- Short problem:
Repeat the material below exactly, with no pictures.

# # #

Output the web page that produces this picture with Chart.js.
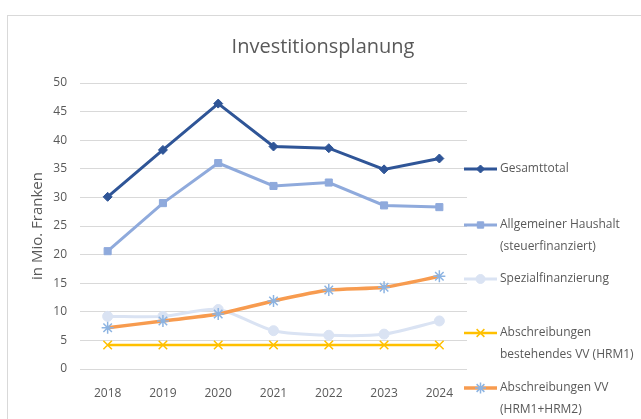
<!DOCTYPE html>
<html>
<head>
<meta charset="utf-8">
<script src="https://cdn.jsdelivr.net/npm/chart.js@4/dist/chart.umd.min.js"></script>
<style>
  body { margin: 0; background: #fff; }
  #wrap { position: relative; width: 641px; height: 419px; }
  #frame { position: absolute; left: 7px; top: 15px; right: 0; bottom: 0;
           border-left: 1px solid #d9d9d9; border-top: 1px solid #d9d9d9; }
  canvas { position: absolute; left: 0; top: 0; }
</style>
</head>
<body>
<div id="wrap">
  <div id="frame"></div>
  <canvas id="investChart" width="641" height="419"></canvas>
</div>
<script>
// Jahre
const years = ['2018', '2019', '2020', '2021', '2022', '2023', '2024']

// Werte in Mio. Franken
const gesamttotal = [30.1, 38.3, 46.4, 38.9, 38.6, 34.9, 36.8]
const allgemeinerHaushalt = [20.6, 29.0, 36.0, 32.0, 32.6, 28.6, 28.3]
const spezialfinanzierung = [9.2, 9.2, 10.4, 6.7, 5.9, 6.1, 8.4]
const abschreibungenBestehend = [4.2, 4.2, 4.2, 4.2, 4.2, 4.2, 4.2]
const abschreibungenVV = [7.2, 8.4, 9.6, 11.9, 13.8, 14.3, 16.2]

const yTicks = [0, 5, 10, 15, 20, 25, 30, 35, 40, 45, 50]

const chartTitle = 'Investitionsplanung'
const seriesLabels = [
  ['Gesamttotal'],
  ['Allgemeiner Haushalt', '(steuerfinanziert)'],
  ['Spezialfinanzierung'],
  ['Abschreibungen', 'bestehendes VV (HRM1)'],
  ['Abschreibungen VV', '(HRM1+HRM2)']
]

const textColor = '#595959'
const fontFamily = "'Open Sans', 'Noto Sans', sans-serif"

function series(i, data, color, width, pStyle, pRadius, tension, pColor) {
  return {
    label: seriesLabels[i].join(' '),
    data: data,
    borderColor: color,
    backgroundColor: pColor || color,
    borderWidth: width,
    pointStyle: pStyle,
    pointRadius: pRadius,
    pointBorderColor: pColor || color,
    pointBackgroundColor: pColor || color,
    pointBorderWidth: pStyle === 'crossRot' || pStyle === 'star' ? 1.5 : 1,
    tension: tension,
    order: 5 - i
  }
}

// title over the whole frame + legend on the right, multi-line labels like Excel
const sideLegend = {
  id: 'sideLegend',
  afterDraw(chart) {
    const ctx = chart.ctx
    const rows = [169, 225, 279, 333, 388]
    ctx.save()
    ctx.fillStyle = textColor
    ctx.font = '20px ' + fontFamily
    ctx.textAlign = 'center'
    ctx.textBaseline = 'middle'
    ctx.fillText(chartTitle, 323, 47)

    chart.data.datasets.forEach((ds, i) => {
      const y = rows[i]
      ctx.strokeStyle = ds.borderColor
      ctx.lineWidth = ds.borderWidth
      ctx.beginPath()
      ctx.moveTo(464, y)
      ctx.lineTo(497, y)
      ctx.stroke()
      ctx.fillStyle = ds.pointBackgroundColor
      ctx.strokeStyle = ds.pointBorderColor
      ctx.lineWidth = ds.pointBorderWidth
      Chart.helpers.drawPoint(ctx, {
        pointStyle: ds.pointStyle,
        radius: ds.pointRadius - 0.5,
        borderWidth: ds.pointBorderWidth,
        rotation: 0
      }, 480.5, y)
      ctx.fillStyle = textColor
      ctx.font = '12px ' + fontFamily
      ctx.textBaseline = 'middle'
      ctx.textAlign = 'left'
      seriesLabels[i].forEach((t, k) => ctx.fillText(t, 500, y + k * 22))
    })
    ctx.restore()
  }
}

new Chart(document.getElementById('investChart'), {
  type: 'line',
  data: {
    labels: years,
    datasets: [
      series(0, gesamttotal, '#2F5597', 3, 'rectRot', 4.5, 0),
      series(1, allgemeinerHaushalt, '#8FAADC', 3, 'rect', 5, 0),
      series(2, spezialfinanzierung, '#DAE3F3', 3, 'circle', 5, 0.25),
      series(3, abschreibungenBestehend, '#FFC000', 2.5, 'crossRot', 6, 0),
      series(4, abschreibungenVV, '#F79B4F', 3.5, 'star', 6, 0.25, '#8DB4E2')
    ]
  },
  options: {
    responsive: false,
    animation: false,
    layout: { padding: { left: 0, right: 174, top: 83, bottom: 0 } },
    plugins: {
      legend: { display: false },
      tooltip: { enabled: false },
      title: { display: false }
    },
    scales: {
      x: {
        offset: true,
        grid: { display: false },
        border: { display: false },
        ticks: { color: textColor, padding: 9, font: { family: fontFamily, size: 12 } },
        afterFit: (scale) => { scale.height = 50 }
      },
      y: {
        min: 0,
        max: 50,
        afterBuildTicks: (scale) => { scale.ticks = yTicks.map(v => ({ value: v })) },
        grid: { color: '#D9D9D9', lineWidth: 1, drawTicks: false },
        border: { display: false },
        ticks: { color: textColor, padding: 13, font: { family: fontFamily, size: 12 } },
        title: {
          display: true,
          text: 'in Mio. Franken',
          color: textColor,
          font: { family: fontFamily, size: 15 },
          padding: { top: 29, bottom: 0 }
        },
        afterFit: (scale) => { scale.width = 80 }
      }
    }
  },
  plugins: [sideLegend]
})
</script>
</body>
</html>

# # #

- Answer to this exercise:
Output the web page that produces this picture with Chart.js.
<!DOCTYPE html>
<html>
<head>
<meta charset="utf-8">
<script src="https://cdn.jsdelivr.net/npm/chart.js@4/dist/chart.umd.min.js"></script>
<style>
  body { margin: 0; background: #fff; }
  #wrap { position: relative; width: 641px; height: 419px; }
  #frame { position: absolute; left: 7px; top: 15px; right: 0; bottom: 0;
           border-left: 1px solid #d9d9d9; border-top: 1px solid #d9d9d9; }
  canvas { position: absolute; left: 0; top: 0; }
</style>
</head>
<body>
<div id="wrap">
  <div id="frame"></div>
  <canvas id="investChart" width="641" height="419"></canvas>
</div>
<script>
// Jahre
const years = ['2018', '2019', '2020', '2021', '2022', '2023', '2024']

// Werte in Mio. Franken
const gesamttotal = [30.1, 38.3, 46.4, 38.9, 38.6, 34.9, 36.8]
const allgemeinerHaushalt = [20.6, 29.0, 36.0, 32.0, 32.6, 28.6, 28.3]
const spezialfinanzierung = [9.2, 9.2, 10.4, 6.7, 5.9, 6.1, 8.4]
const abschreibungenBestehend = [4.2, 4.2, 4.2, 4.2, 4.2, 4.2, 4.2]
const abschreibungenVV = [7.2, 8.4, 9.6, 11.9, 13.8, 14.3, 16.2]

const yTicks = [0, 5, 10, 15, 20, 25, 30, 35, 40, 45, 50]

const chartTitle = 'Investitionsplanung'
const seriesLabels = [
  ['Gesamttotal'],
  ['Allgemeiner Haushalt', '(steuerfinanziert)'],
  ['Spezialfinanzierung'],
  ['Abschreibungen', 'bestehendes VV (HRM1)'],
  ['Abschreibungen VV', '(HRM1+HRM2)']
]

const textColor = '#595959'
const fontFamily = "'Open Sans', 'Noto Sans', sans-serif"

function series(i, data, color, width, pStyle, pRadius, tension, pColor) {
  return {
    label: seriesLabels[i].join(' '),
    data: data,
    borderColor: color,
    backgroundColor: pColor || color,
    borderWidth: width,
    pointStyle: pStyle,
    pointRadius: pRadius,
    pointBorderColor: pColor || color,
    pointBackgroundColor: pColor || color,
    pointBorderWidth: pStyle === 'crossRot' || pStyle === 'star' ? 1.5 : 1,
    tension: tension,
    order: 5 - i
  }
}

// title over the whole frame + legend on the right, multi-line labels like Excel
const sideLegend = {
  id: 'sideLegend',
  afterDraw(chart) {
    const ctx = chart.ctx
    const rows = [169, 225, 279, 333, 388]
    ctx.save()
    ctx.fillStyle = textColor
    ctx.font = '20px ' + fontFamily
    ctx.textAlign = 'center'
    ctx.textBaseline = 'middle'
    ctx.fillText(chartTitle, 323, 47)

    chart.data.datasets.forEach((ds, i) => {
      const y = rows[i]
      ctx.strokeStyle = ds.borderColor
      ctx.lineWidth = ds.borderWidth
      ctx.beginPath()
      ctx.moveTo(464, y)
      ctx.lineTo(497, y)
      ctx.stroke()
      ctx.fillStyle = ds.pointBackgroundColor
      ctx.strokeStyle = ds.pointBorderColor
      ctx.lineWidth = ds.pointBorderWidth
      Chart.helpers.drawPoint(ctx, {
        pointStyle: ds.pointStyle,
        radius: ds.pointRadius - 0.5,
        borderWidth: ds.pointBorderWidth,
        rotation: 0
      }, 480.5, y)
      ctx.fillStyle = textColor
      ctx.font = '12px ' + fontFamily
      ctx.textBaseline = 'middle'
      ctx.textAlign = 'left'
      seriesLabels[i].forEach((t, k) => ctx.fillText(t, 500, y + k * 22))
    })
    ctx.restore()
  }
}

new Chart(document.getElementById('investChart'), {
  type: 'line',
  data: {
    labels: years,
    datasets: [
      series(0, gesamttotal, '#2F5597', 3, 'rectRot', 4.5, 0),
      series(1, allgemeinerHaushalt, '#8FAADC', 3, 'rect', 5, 0),
      series(2, spezialfinanzierung, '#DAE3F3', 3, 'circle', 5, 0.25),
      series(3, abschreibungenBestehend, '#FFC000', 2.5, 'crossRot', 6, 0),
      series(4, abschreibungenVV, '#F79B4F', 3.5, 'star', 6, 0.25, '#8DB4E2')
    ]
  },
  options: {
    responsive: false,
    animation: false,
    layout: { padding: { left: 0, right: 174, top: 83, bottom: 0 } },
    plugins: {
      legend: { display: false },
      tooltip: { enabled: false },
      title: { display: false }
    },
    scales: {
      x: {
        offset: true,
        grid: { display: false },
        border: { display: false },
        ticks: { color: textColor, padding: 9, font: { family: fontFamily, size: 12 } },
        afterFit: (scale) => { scale.height = 50 }
      },
      y: {
        min: 0,
        max: 50,
        afterBuildTicks: (scale) => { scale.ticks = yTicks.map(v => ({ value: v })) },
        grid: { color: '#D9D9D9', lineWidth: 1, drawTicks: false },
        border: { display: false },
        ticks: { color: textColor, padding: 13, font: { family: fontFamily, size: 12 } },
        title: {
          display: true,
          text: 'in Mio. Franken',
          color: textColor,
          font: { family: fontFamily, size: 15 },
          padding: { top: 29, bottom: 0 }
        },
        afterFit: (scale) => { scale.width = 80 }
      }
    }
  },
  plugins: [sideLegend]
})
</script>
</body>
</html>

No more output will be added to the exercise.